Following a thorough consultation that included an online public survey and a series of lessons and debates in school, 81% of students and staff at Colston’s Girls’ School (CGS) and V6 voted on whether to keep or change the name of their school, with the ballot closing last night.

This morning, the Board of Trustees for Venturers Trust reviewed the vote, alongside an analysis of the public consultation, and they have announced their decision to change the name of Colston’s Girls’ School.

Established in 1891, 170 years after the death of Edward Colston, CGS was built with money Colston had endowed to support education and the school was therefore named after him. The name of CGS has been a regular topic of debate across the city and in June the Chair of Trustees for Venturers Trust, Gail Bragg, announced that the school would launch an open and transparent consultation placing the student voice at the heart of the decision-making process.

The online survey, which was open to the public between 17th July and 14th August 2020, received 454 responses, of which 286 respondents said no, CGS should not change its name; and 168 said yes, it should – a majority of 63% voting against changing the name.

Students collated further opinions from across the city adding to a robust bank of resources that included interviews with leading Bristol figures, to help stimulate discussion and debate within a series of lessons and workshops for CGS and V6 students in preparation for the vote.

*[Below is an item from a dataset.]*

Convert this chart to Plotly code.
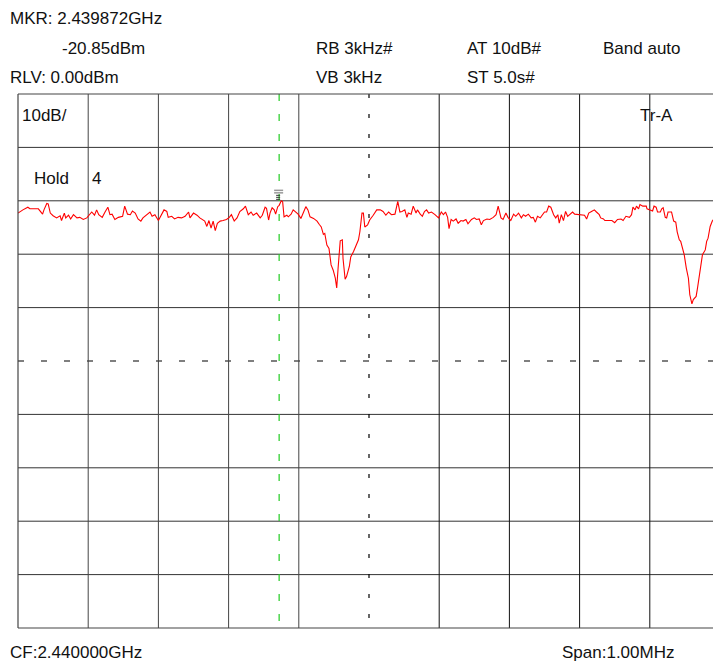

Academic and historian Professor Madge Dresser provided students with advice on how to facilitate a balanced debate process.

Current students and staff were eligible to vote in a final poll and Gail Bragg announced today that 75% of the votes were in favour of changing the name. She said: “The Board of Venturers Trust has unanimously agreed to change the name of CGS, following a very clear result from the school community vote.

“I’m incredibly proud of our students who have shown maturity and sensitivity in developing and delivering the consultation. The broad spectrum of feedback from within the school and from the online survey, make it very clear that there are strong feelings on both sides of the debate. For some people this announcement will be disappointing and for others it will be cause for celebration and it’s important that we acknowledge that.

“We will not be erasing the history of CGS, it is a part of Bristol’s story which is now an integral and permanent part of the curriculum. However, the school will be forging a new identity that represents its diverse and inclusive community and this is the momentous beginning of a new chapter.”

Kerry McCullagh, Principal of CGS, said: “Students have learnt so much about the democratic process and have expanded their own opinions by talking and listening to such a wide range of people. I am particularly impressed by the way in which all opinions were genuinely welcomed so that those who expressed a desire to keep the school’s name were able to do so without worrying that others might judge them.

“The entire process has been positive and perfectly illustrates the inspiring qualities of our compelling students. These are difficult conversations with strong views on both sides and the classroom has provided a safe space in which to explore complex issues. Students were encouraged to seek and understand the views of others and not just to make themselves heard, which is a really valuable life skill.”

Using the extensive feedback gathered during the consultation process, students will now develop a list of potential names which will be reviewed by the Venturers Trust Board, with a new name expected to be revealed by the end of the month.

A detailed report including feedback from the online survey will be made available on the CGS website when the full process has concluded. CEO of Venturers Trust, David Watson, said: “Students have experienced the power of democracy first-hand and I am extremely proud of the respect they have shown for others throughout the process. It is important that young people understand how to influence change in a positive way so that they develop the core skills necessary to build a sustainable and inclusive future for a global community. In a year that has been filled with so many different challenges, the school community can look to the future as they rebrand and renew.”